Monday, April 27, 2015

Hausfrau by Jill Alexander Essbaum






 Hausfrau is sure to evoke strong reactions. Its publisher, Random House, is extoling it as "a literary 50 Shades of Grey." It  has sold publishing rights in 14 international markets and ordered a third printing.

The book is a modern re-telling of Anna Karenina. In Hausfrau, Anna is an American living in Switzerland with her austere and handsome Swiss husband, mother-in-law, and three young children. Her lack of language skills and her own aloofness contribute to her ongoing sense of alienation. Yet, the main characteristic of our protagonist is her passivity.

As the novel progresses, we realize that Anna lacks all sense of direction. She has no moral core. Adultery, in the form of casual sex, is her escape from boredom and her acquiescence to a need to be desired.

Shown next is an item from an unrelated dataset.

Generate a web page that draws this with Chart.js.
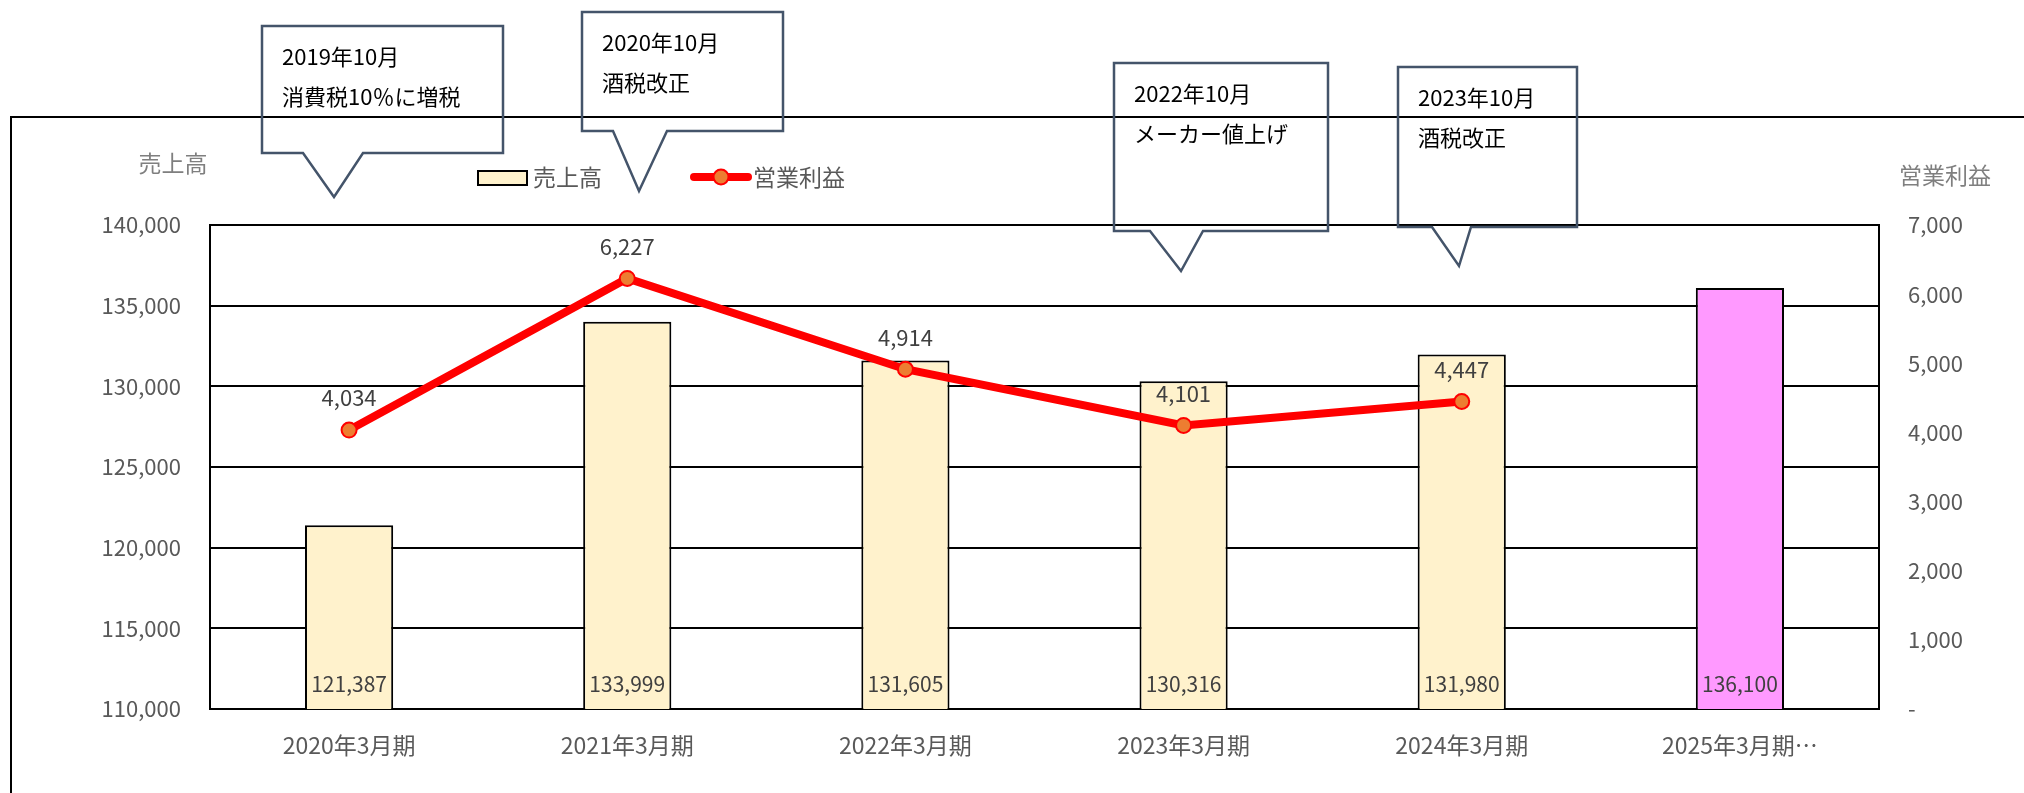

Essbaum is a poet and her novel's language substantiates this. Her characters are well-drawn. Yet the difficulty in loving this book rests in Anna's unlikeability. We learn, through Anna's sessions with her psychoanalist, that she lost both her parents at a critical age. She felt unloved by others who cared for her. This may have contributed to her need to be dominated by men. However, Anna is so self-absorbed and uncaring of others that the reader finds it hard to understand her.

Hausfrau is definitely a well-written book with lots of explicit sex scenes. Anna is a complicated character, the subject of which might ignite heated debate at a book club. As Anna Russell wrote in The Wall Street Journal: "(Hausfrau) is guarenteed to be a hit. Nothing sells better than a large group of people complaining about the content...Now we just want to see what the fuss is about."